A review by daumari
The Cooking Gene: A Journey Through African American Culinary History in the Old South by Michael W. Twitty

5.0

ugh I once again forgot to put in the right edition (and I thought I did, but maybe this was before I deliberately entered ISBN numbers) so my page numbers are off.

anyway, Twitty is a lyrical author, and here he has crafted a gorgeous, personal narrative that feels the weight of historical trauma and a yearning for what was lost due to institutional slavery obscuring names, places, and lineages. This knowledge (and book) is derived from his crowdfunded Southern Discomfort tour, seeking out the old foodways and digging into his own ancestry with genealogists and historians. The family tree in the book goes back generations, but this is the achievement of hard digging, as many slave records merely give first names, if at all as part of the dehumanizing process.

The structure felt rambly, which I initially disliked, but in the author's note at the end, he says if he could've given a linear timeline he would've considered it, but instead the genre-shifting narrative that revealed itself to him as he learned about the ancestors is what he arrived at, and it makes the story all the more stronger. At the end of most chapters are relevant recipes, though once again I did not try to cook any of them.

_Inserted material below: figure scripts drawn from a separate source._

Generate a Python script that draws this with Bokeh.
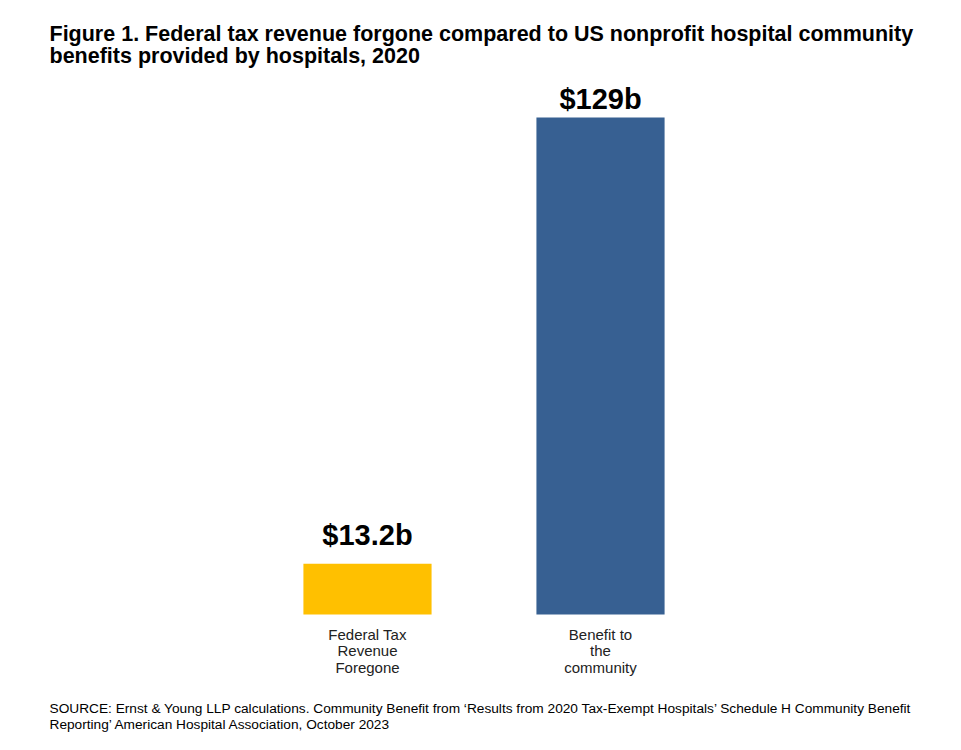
from bokeh.plotting import figure
from bokeh.models import Range1d, Label, FactorRange, ColumnDataSource
from bokeh.core.properties import value
from bokeh.embed import file_html
from bokeh.resources import INLINE

# ---- data ----
categories = ["Federal Tax\nRevenue\nForegone", "Benefit to\nthe\ncommunity"]
amounts = [13.2, 129]
value_labels = ["$13.2b", "$129b"]

title_lines = [
    "Figure 1. Federal tax revenue forgone compared to US nonprofit hospital community",
    "benefits provided by hospitals, 2020",
]
source_lines = [
    "SOURCE: Ernst & Young LLP calculations. Community Benefit from \u2018Results from 2020 Tax-Exempt Hospitals\u2019 Schedule H Community Benefit",
    "Reporting\u2019 American Hospital Association, October 2023",
]

# ---- styles ----
bar_colors = ["#FFC000", "#376092"]
label_offsets = [-13, -3]
FONT = "Liberation Sans"

W, H = 950, 742
p = figure(width=W, height=H,
           x_range=FactorRange(*categories, range_padding=1.002,
                               range_padding_units="absolute"),
           y_range=Range1d(-33.2, 159.4),
           x_axis_location=None, y_axis_location=None,
           output_backend="svg", toolbar_location=None,
           min_border_left=17, min_border_right=0,
           min_border_top=0, min_border_bottom=0)

src = ColumnDataSource(dict(cat=categories, amount=amounts, label=value_labels,
                            color=bar_colors, off=label_offsets,
                            base=[0] * len(categories)))

p.vbar(x="cat", top="amount", bottom=0, width=0.55, fill_color="color",
       line_color=None, source=src)
p.text(x="cat", y="amount", text="label", y_offset="off",
       text_align="center", text_baseline="bottom",
       text_font=value(FONT), text_font_style="bold", text_font_size="29px",
       text_color="#000000", source=src)
p.text(x="cat", y="base", text="cat", y_offset=11,
       text_align="center", text_baseline="top", text_line_height=0.97,
       text_font=value(FONT), text_font_size="15px",
       text_color="#222222", source=src)

p.xgrid.grid_line_color = None
p.ygrid.grid_line_color = None
p.outline_line_color = None

for txt, yb in zip(title_lines, [33, 55]):
    p.add_layout(Label(x=49, y=yb, x_units="canvas", y_units="canvas", text=txt,
                       text_font=FONT, text_font_style="bold", text_font_size="21.5px",
                       text_baseline="alphabetic", text_color="#000000"))
for txt, yb in zip(source_lines, [708, 724]):
    p.add_layout(Label(x=49, y=yb, x_units="canvas", y_units="canvas", text=txt,
                       text_font=FONT, text_font_size="13.7px",
                       text_baseline="alphabetic", text_color="#000000"))

open("out.html", "w").write(file_html(p, INLINE))
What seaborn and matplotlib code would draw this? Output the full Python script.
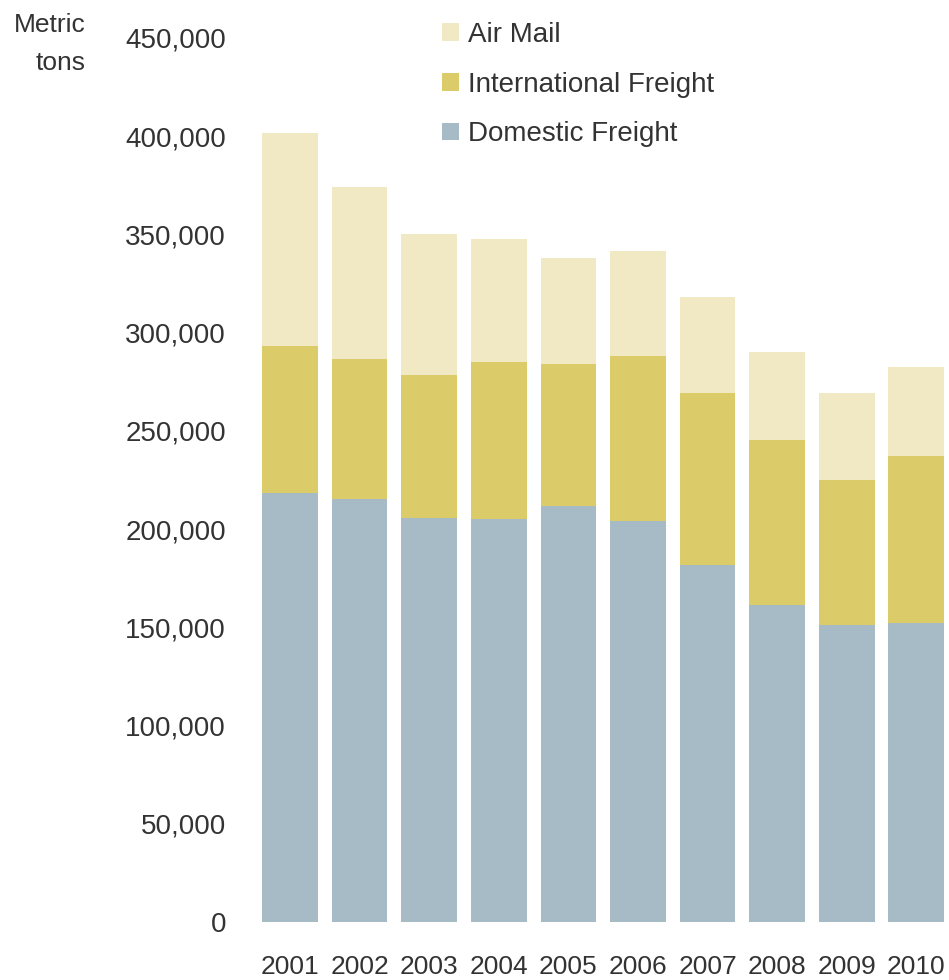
import matplotlib
matplotlib.use("Agg")
import matplotlib.pyplot as plt
from matplotlib.patches import Patch
import numpy as np
import pandas as pd
import seaborn as sns

years = ["2001", "2002", "2003", "2004", "2005", "2006", "2007", "2008", "2009", "2010"]
domestic = [218500, 215300, 205800, 205300, 211900, 204100, 181700, 161400, 151000, 152200]
international = [74800, 71100, 72600, 79600, 72000, 84000, 87700, 83900, 74100, 85200]
air_mail = [108300, 87600, 71800, 62600, 54200, 53400, 48900, 44700, 44200, 45100]
series_names = ["Air Mail", "International Freight", "Domestic Freight"]
yticks = [0, 50000, 100000, 150000, 200000, 250000, 300000, 350000, 400000, 450000]

colors = {"Domestic Freight": "#a6bbc6", "International Freight": "#dbcc69", "Air Mail": "#f0e9c3"}
text_color = "#333333"

sns.set_theme(style="white")
plt.rcParams["font.family"] = ["Liberation Sans", "DejaVu Sans"]

df = pd.DataFrame({"year": years, "dom": domestic, "intl": international, "air": air_mail})
df["lvl2"] = df["dom"] + df["intl"]
df["total"] = df["lvl2"] + df["air"]

fig = plt.figure(figsize=(9.49, 9.8), dpi=100)
ax = fig.add_axes([255.2 / 949, 1 - 922 / 980, 1 - 255.2 / 949, (922 - 38) / 980])

sns.barplot(data=df, x="year", y="total", color=colors["Air Mail"], width=0.8,
            linewidth=0, saturation=1, ax=ax, errorbar=None)
sns.barplot(data=df, x="year", y="lvl2", color=colors["International Freight"], width=0.8,
            linewidth=0, saturation=1, ax=ax, errorbar=None)
sns.barplot(data=df, x="year", y="dom", color=colors["Domestic Freight"], width=0.8,
            linewidth=0, saturation=1, ax=ax, errorbar=None)

ax.set_xlim(-0.5, 9.47)
ax.set_ylim(0, 450000)
ax.set_yticks(yticks)
ax.set_yticklabels([f"{v:,}" for v in yticks])
ax.set_xlabel("")
ax.set_ylabel("")
for s in ax.spines.values():
    s.set_visible(False)
ax.tick_params(axis="y", length=0, pad=21, labelsize=20, labelcolor=text_color)
ax.tick_params(axis="x", length=0, pad=24, labelsize=19, labelcolor=text_color)
ax.grid(False)

fig.text(86 / 949, 1 - 44 / 980, "Metric\ntons", ha="right", va="center",
         fontsize=19, color=text_color, linespacing=1.75)

handles = [Patch(facecolor=colors[n], edgecolor="none") for n in series_names]
leg = fig.legend(handles, series_names, loc="upper left",
                 bbox_to_anchor=(442 / 949, 1 - 22 / 980), frameon=False,
                 fontsize=20, handlelength=0.6, handleheight=0.6,
                 handletextpad=0.35, labelspacing=0.85, borderaxespad=0, borderpad=0)
for t in leg.get_texts():
    t.set_color(text_color)

fig.savefig("out.png", dpi=100)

Between genealogists and a DNA test, Twitty finds he's about a quarter Caucasian, and there are several points in his great^3+ grandparent line where forcible assault introduced white men into his family tree, and this is explored through visiting both the Bellamy plantation and a few weeks in Ireland/England (though for the latter, he finds more familiar culinary DNA between the foodstuffs of west Africa to the South than England).

I initially started reading this last spring, but had to return it. I resumed at the beginning of 2019 when a library hold came back. Might reread earlier chapters too.